What is the CCTS position for iron + steel?
Iron + steel is a notified obligated sector under [CCTS 2023](/glossary/ccts/). The Ministry of Power has issued sector-specific emission-intensity reduction targets for iron + steel, expressed as tCO₂e per tonne of crude steel at the plant level. Targets follow the PAT trajectory + escalate for CCTS cycles. Steel was also a PAT obligated sector since 2012. For BRSR disclosure, the CCTS target + baseline + actual achievement + CCC activity should be narrated under Principle 6. See [CCTS](/glossary/ccts/) for the broader framework.
How are coking coal + iron ore Scope 3 emissions treated?
Coking coal procurement (largely imported from Australia, US, Mozambique) + iron ore procurement (largely domestic Indian mining) constitute the dominant Scope 3 upstream categories for an integrated steel plant. Per the [GHG Protocol Corporate Value Chain (Scope 3) Standard](/glossary/ghg-protocol/), the relevant category is Category 1 (Purchased Goods + Services). The Scope 3 emissions include the mining emissions + transportation emissions (sea freight + rail / road inland). Most Indian steel entities disclose Scope 3 Cat 1 upstream under BRSR Principle 6 Leadership Indicator; the figure is typically multi-million tCO₂e + materially larger than Scope 1 in some cases.
What is the scrap + DRI substitution strategy + how does it affect BRSR disclosure?
Substituting iron-ore-based hot metal with steel scrap (in BF-BOF charge or EAF feed) reduces the per-tonne carbon intensity dramatically.

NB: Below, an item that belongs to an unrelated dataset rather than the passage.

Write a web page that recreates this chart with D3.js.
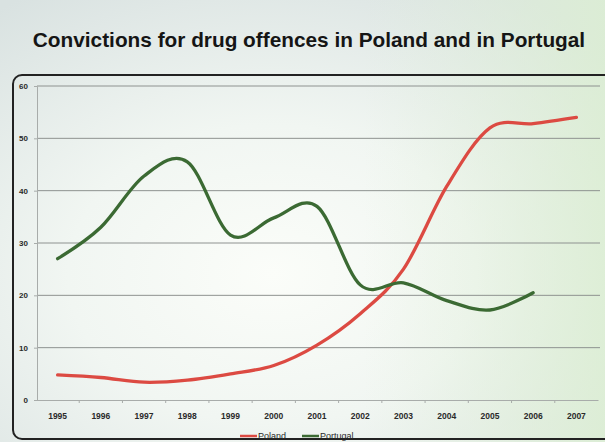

India's scrap availability is constrained (~25-30 million tonnes / year vs an EAF capacity that could absorb much more) — most Indian EAFs use a scrap + sponge iron (coal-based DRI) blend. DRI from natural gas (lower Scope 1) is rare in India; DRI from coal (higher Scope 1) is the dominant route. The BRSR narrative under Principle 6 typically discloses (i) % scrap in the charge, (ii) % DRI by source, (iii) the resulting per-tonne carbon intensity. The [Embracing Circularity](/methodology/waste-circularity-disclosure/) attribute captures scrap as a recycled-input metric.
What about green hydrogen + hydrogen-DRI as a decarbonisation lever?
Green hydrogen DRI (using renewable-electricity-electrolysed H₂ instead of coal / gas for the reduction step) is the most-cited long-term decarbonisation lever for steel — can drop per-tonne intensity to 0.1-0.3 tCO₂e for the DRI step. India's National Green Hydrogen Mission targets green H₂ production capacity by 2030; Tata Steel + JSW Steel + AM/NS have announced green H₂ pilots. For BRSR disclosure, current pilots + capex commitments are narrated under Principle 6 Leadership Indicator (climate change commitments + transition plan). Operational large-scale H₂-DRI in India is not expected before 2028-2030.
What are the safety reporting expectations for steel-sector entities?
Steel-making involves materially high-hazard operations — molten metal handling, blast furnace cast-house, BOF tapping, coke oven batteries, hot rolling mills, gas-handling (CO-containing BF gas + coke oven gas + BOF gas). LTIFR for contractor workers in steel is typically 2-4× employee LTIFR. Fatalities — though declining over time with safer modern equipment — are still recorded at most large Indian integrated mills annually. The [Safety Metrics — LTIFR + Fatalities](/methodology/safety-metrics-ltifr-disclosure/) Core attribute is critical; Section 88 notice compliance under the Factories Act 1948 must be tracked for each fatal incident.